Better for students to live in the present and learn from the past, than to pretend that education somehow gives us a way to control the future. (The future economy, at least.)

But present-day students are listening for the call on their life that will take them into their future. So let me suggest that the Christian college should orient its curriculum (and co-curriculum, though that’s beyond my ken) so as to help students hear that call.

To keen their ears in that way, I think students need chiefly to learn about three topics: the Caller, the Called, and the Context.

The Caller

The starting point for any Christian’s understanding of vocation is the recognition that a calling doesn’t originate with her, or any other human. To listen for the voice of vocation is to listen for the voice that spoke Creation into existence: the wilderness-shaking, flame-flashing voice of majesty and power (Ps 29) that spoke to Elijah out of “sheer silence” (1 Kgs 19:12). Having once called children like Samuel and Jeremiah, that voice is surely still speaking to not-quite-adults today.

So the vocational heart of any Christian college curriculum should be the study of that Caller.

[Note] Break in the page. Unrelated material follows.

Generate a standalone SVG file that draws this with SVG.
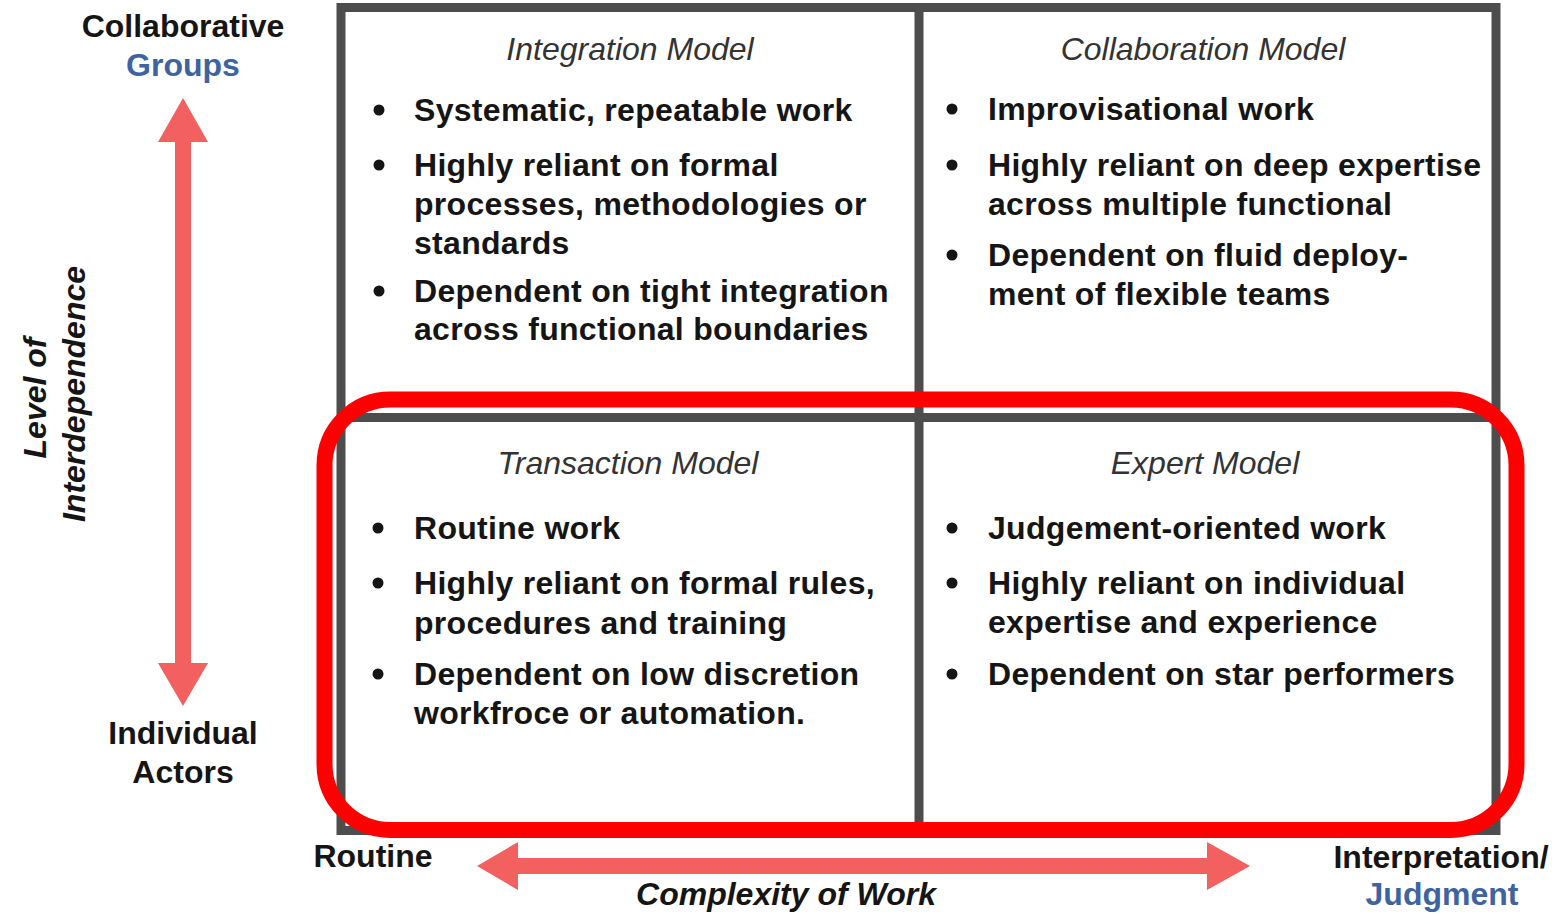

That implies the centrality of theology and biblical studies, but not just those fields. The Father who creates and covenants, the Son who redeems and reconciles, and the Spirit who counsels and empowers can be known in many and various ways. (Perhaps even through the study of history, which can’t reveal God’s mind but can, in a sense, resurrect those made in God’s image. Or, as I blogged here earlier this spring, it at least “drives me to talk to God.”)

The Called

But if the voice of calling does not start with us, it must be heard by us. So alongside the divine, triune person at its center, the Christian college curriculum should also seek to make known the singular, human person receiving the call. For God’s call is finely tuned to each and every one of his children that he names, claims, and sends in baptism.

Flexible enough to allow exploration and experimentation and inflexible enough to force some hard looks in unflattering mirrors, our curriculum should free students from self-delusion and free them for self-discovery. Only then can they start to hear what Frederick Buechner called “the voice of our own gladness,” which calls us to that which “leaves us with the strongest sense of sailing true north and of peace, which is much of what gladness is.” (Maybe even through the study of history, which can be a source of both personal and collective identity.)

The Context

If it is to help the Called hear the Caller, then the Christian college must help students to concentrate. For to listen to God’s voice is to stop listening to what Buechner called “the great blaring, boring, banal voice of our mass culture, which threatens to deafen us all by blasting forth that the only thing that really matters about your work is how much it will get you in the way of salary and status, and that if it is gladness that you are after, you can save that for weekends.”

But it’s as imperative that the Christian college amplify other voices: the piercing cries of those who suffer from injustice and illness, war and want, persecution and poverty. God does not call us into abstraction, but into a particular context, to meet particular needs at a particular time. So our curriculum must help students to know and love the same world that distracts them. (Certainly through the study of history, which explains the present effects of past causes in all their interconnected complexity.)

There’s a lot more to be said here than these rather broad assertions. And because their students and context will vary, no Christian college will have precisely the same vocation or the same curriculum. But this much might be generally true: by teaching our students to know and love God, and to know and love their neighbors as they know and love themselves, we might become part of God’s answer to Buechner’s prayer for students: 

Be present especially with the young who must choose between many voices. Help them to know how much an old world needs their youth and gladness. Help them to know that there are words of truth and healing that will never be spoken unless they speak them, and deeds of compassion and courage that will never be done unless they do them.